• _WHAT TO WORK ON_:
Copy nothing but the stretch that opens with the line containing "Output the Python" and closes with the line containing "y_ticks = [0, 1, 2, 3]". Keep pictures out.

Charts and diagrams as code
****************
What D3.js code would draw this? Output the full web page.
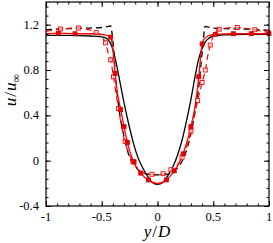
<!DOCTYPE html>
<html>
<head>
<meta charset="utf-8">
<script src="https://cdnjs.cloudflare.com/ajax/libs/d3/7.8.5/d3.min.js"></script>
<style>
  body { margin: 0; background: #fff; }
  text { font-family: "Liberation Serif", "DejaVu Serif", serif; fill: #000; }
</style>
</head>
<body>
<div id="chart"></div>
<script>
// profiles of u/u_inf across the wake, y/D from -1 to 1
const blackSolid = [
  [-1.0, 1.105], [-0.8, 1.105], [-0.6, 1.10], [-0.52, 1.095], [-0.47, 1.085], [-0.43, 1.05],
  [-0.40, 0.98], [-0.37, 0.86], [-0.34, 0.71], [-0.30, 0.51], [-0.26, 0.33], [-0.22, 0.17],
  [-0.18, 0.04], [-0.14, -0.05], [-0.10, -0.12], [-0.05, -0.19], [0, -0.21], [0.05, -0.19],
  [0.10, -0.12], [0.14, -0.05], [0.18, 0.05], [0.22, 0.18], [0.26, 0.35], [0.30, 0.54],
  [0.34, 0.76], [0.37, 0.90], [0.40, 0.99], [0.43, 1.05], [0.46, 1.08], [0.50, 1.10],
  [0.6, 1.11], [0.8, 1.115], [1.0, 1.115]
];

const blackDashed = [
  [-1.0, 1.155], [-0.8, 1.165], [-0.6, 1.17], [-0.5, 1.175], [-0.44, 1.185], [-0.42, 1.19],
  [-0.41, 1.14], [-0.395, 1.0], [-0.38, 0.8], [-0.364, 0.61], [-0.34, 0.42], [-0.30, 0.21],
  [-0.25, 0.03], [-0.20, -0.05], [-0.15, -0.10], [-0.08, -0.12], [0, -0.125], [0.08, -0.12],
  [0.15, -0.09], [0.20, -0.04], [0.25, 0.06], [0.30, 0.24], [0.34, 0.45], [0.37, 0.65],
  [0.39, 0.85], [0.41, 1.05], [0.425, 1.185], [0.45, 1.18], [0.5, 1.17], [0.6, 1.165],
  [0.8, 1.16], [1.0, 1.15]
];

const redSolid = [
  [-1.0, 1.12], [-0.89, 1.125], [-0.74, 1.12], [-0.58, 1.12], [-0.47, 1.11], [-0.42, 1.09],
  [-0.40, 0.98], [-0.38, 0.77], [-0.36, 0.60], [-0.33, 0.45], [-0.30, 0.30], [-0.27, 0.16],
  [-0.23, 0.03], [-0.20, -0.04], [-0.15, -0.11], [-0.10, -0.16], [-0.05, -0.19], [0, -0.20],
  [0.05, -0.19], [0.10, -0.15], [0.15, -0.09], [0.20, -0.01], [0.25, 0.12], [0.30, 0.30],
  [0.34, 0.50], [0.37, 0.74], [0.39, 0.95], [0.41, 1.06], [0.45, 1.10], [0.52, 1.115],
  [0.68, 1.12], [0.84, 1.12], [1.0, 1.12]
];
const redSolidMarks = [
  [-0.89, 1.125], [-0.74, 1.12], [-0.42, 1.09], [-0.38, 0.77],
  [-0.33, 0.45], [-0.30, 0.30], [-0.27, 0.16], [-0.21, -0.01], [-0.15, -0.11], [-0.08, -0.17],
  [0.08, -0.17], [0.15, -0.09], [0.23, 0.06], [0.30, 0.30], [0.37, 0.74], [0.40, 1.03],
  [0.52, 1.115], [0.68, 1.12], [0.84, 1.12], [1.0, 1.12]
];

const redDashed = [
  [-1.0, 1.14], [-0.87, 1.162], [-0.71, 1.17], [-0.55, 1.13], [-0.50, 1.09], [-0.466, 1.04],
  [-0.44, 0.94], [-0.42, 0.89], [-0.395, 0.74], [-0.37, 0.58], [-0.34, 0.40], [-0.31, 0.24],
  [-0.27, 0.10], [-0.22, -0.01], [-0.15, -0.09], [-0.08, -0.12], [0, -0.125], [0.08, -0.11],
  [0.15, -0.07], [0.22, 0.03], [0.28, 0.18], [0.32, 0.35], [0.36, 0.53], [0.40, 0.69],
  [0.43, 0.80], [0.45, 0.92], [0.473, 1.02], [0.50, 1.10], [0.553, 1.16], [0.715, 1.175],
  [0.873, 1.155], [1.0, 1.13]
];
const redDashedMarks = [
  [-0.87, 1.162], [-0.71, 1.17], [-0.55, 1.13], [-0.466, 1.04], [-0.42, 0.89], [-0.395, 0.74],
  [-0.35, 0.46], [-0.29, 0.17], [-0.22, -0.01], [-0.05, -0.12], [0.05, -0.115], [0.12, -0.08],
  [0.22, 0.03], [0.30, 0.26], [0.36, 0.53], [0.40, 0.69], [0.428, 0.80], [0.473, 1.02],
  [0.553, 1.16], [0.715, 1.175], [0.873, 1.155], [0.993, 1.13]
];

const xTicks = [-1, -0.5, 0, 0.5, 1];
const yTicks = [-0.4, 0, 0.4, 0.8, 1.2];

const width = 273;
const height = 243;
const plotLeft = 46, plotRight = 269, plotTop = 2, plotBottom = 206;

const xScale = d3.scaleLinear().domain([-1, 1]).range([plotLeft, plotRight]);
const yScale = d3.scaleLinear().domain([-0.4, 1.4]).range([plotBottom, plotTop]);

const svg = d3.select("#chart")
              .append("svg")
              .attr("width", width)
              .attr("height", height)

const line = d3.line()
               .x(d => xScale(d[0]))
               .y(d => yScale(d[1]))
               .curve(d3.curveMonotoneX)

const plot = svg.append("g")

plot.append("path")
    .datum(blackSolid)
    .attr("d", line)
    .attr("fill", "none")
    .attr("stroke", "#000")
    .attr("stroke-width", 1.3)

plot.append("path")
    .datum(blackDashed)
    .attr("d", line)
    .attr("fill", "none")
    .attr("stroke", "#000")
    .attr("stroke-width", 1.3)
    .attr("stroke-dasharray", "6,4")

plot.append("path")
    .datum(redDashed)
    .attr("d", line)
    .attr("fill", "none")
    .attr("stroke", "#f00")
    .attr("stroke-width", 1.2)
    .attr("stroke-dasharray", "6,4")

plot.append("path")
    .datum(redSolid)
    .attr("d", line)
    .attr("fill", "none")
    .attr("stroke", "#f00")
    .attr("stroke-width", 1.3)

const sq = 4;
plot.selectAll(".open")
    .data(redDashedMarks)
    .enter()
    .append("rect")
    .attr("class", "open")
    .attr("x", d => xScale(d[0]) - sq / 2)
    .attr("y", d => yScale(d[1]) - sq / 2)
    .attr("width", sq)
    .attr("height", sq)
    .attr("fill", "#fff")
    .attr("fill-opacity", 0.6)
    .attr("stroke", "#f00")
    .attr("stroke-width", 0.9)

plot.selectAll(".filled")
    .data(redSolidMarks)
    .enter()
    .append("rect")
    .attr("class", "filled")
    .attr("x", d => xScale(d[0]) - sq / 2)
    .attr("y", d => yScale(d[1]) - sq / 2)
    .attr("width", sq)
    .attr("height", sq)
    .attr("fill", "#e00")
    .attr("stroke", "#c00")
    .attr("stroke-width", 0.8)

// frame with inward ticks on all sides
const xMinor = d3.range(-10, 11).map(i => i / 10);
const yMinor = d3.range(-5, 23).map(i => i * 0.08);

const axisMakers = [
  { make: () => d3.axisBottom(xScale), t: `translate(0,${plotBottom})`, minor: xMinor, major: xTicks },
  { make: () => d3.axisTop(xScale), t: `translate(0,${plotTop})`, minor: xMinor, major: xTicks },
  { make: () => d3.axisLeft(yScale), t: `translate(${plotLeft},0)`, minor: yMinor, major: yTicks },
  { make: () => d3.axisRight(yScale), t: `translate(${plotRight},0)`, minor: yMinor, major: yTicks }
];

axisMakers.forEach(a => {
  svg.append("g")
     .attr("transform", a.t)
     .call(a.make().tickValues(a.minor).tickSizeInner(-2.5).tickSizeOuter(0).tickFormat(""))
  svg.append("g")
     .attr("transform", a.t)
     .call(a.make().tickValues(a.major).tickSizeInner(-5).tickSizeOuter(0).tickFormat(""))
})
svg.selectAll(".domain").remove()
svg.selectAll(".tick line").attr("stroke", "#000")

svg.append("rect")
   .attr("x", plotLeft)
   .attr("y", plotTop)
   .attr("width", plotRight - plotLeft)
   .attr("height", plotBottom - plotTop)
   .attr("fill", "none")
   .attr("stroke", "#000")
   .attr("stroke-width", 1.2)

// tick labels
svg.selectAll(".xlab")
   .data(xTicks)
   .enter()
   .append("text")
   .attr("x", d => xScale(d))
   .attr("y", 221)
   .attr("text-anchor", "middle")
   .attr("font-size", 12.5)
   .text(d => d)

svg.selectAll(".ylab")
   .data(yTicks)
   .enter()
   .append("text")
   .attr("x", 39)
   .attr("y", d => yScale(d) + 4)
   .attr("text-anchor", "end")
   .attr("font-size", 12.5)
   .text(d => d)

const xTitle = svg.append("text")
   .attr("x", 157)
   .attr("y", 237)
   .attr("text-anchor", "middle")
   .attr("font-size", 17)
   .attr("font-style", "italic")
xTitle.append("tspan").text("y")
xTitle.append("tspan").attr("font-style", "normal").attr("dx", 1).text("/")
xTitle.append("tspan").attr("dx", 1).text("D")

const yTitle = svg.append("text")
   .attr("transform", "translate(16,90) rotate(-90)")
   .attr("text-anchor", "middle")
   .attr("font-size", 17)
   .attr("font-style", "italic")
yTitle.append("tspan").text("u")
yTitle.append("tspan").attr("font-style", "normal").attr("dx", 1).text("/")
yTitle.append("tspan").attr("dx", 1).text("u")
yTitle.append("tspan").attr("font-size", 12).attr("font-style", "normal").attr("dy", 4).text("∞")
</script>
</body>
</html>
****************
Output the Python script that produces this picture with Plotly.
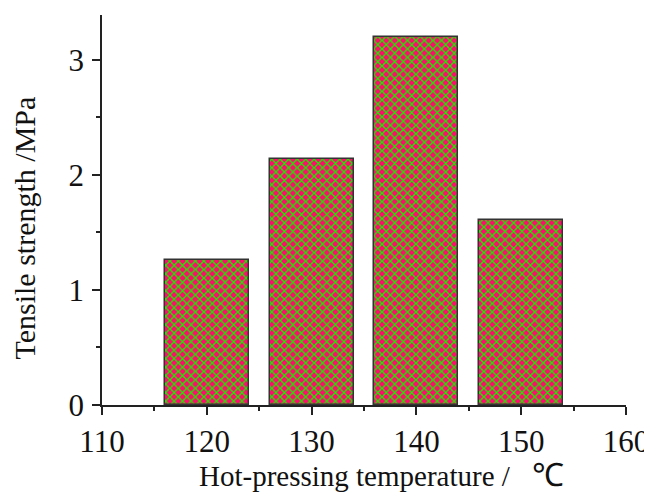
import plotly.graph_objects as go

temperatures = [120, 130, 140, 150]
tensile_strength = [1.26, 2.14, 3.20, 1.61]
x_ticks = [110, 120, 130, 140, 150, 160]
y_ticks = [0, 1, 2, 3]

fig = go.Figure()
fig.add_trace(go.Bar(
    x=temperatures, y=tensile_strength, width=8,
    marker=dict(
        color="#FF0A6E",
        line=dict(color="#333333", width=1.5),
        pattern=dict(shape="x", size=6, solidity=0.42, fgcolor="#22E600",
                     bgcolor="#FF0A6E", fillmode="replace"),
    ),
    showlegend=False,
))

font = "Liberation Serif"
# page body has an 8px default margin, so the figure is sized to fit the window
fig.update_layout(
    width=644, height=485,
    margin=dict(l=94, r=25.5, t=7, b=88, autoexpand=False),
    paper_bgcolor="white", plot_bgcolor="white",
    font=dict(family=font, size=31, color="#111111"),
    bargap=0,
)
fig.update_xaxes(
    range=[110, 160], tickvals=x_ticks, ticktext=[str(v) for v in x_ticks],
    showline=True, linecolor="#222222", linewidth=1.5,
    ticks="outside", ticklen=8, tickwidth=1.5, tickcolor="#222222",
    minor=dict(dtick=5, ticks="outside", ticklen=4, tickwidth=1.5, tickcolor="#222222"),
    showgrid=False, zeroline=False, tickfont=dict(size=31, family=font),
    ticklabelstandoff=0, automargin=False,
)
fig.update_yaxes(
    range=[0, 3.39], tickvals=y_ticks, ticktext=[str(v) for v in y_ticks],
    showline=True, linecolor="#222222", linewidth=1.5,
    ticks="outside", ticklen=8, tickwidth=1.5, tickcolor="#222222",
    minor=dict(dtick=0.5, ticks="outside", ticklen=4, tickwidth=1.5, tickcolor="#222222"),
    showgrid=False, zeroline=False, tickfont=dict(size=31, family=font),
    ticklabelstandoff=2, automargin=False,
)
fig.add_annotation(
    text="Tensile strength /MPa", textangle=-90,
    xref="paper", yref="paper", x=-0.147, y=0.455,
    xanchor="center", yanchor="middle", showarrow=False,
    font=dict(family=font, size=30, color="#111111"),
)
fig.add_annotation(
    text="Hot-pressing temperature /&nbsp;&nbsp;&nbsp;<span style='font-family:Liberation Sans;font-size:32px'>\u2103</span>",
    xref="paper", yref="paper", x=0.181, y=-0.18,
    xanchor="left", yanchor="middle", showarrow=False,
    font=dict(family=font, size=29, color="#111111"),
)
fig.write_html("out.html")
****************
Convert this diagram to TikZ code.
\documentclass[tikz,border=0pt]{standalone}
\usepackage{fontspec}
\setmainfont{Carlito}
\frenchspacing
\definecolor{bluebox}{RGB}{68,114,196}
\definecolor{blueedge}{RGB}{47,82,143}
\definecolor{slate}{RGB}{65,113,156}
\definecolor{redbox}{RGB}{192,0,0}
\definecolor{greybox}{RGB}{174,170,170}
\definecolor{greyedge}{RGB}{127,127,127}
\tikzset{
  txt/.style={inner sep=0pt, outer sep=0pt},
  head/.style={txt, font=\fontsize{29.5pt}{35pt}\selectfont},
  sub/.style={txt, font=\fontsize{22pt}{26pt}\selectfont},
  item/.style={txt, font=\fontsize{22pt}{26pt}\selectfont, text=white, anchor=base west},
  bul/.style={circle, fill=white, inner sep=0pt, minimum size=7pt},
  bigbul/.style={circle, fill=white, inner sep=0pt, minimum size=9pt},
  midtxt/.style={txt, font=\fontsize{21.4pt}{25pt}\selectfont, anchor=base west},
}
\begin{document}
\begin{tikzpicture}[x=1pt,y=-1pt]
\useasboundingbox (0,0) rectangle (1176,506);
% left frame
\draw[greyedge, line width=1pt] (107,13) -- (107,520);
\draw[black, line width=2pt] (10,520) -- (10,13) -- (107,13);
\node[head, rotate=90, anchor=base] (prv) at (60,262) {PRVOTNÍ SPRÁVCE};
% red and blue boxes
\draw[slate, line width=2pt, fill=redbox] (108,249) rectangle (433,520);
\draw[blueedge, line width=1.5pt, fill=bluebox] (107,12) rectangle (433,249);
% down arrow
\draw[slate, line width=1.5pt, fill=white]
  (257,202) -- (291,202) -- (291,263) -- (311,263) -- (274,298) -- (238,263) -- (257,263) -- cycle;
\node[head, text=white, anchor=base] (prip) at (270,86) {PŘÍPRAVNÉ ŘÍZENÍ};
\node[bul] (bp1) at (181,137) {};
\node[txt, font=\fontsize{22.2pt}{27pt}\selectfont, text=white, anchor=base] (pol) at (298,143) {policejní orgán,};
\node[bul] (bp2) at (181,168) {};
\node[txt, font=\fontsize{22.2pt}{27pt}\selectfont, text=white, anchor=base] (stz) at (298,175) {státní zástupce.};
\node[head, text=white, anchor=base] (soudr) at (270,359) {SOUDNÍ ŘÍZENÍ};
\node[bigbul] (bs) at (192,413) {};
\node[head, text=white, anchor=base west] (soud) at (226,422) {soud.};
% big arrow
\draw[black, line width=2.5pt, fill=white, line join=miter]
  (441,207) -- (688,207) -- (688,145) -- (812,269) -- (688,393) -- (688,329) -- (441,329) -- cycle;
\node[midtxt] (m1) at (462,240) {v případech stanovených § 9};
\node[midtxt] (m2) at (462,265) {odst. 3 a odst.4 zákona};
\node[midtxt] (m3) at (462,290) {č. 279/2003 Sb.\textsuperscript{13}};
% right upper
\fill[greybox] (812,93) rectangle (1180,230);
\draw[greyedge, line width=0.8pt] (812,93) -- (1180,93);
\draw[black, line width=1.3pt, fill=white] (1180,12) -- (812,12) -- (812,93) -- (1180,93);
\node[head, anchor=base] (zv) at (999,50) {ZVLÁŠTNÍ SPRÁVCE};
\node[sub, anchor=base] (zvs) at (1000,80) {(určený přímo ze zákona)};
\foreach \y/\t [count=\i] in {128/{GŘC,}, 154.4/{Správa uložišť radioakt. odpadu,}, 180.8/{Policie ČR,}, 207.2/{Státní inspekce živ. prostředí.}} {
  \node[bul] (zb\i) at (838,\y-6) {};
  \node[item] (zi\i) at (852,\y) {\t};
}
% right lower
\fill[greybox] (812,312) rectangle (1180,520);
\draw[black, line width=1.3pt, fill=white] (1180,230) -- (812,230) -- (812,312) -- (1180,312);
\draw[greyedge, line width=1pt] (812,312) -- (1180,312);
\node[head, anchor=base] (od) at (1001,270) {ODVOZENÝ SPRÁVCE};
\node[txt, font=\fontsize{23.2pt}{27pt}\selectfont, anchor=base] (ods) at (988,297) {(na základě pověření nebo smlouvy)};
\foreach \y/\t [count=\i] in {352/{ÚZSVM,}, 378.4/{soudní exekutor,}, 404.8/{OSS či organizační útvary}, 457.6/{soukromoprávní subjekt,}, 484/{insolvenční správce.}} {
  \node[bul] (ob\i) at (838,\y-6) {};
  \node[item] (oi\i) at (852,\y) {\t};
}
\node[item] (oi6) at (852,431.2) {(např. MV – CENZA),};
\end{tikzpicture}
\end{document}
****************
• _SOLUTION FOR THIS TASK_:
Output the Python script that produces this picture with Plotly.
import plotly.graph_objects as go

temperatures = [120, 130, 140, 150]
tensile_strength = [1.26, 2.14, 3.20, 1.61]
x_ticks = [110, 120, 130, 140, 150, 160]
y_ticks = [0, 1, 2, 3]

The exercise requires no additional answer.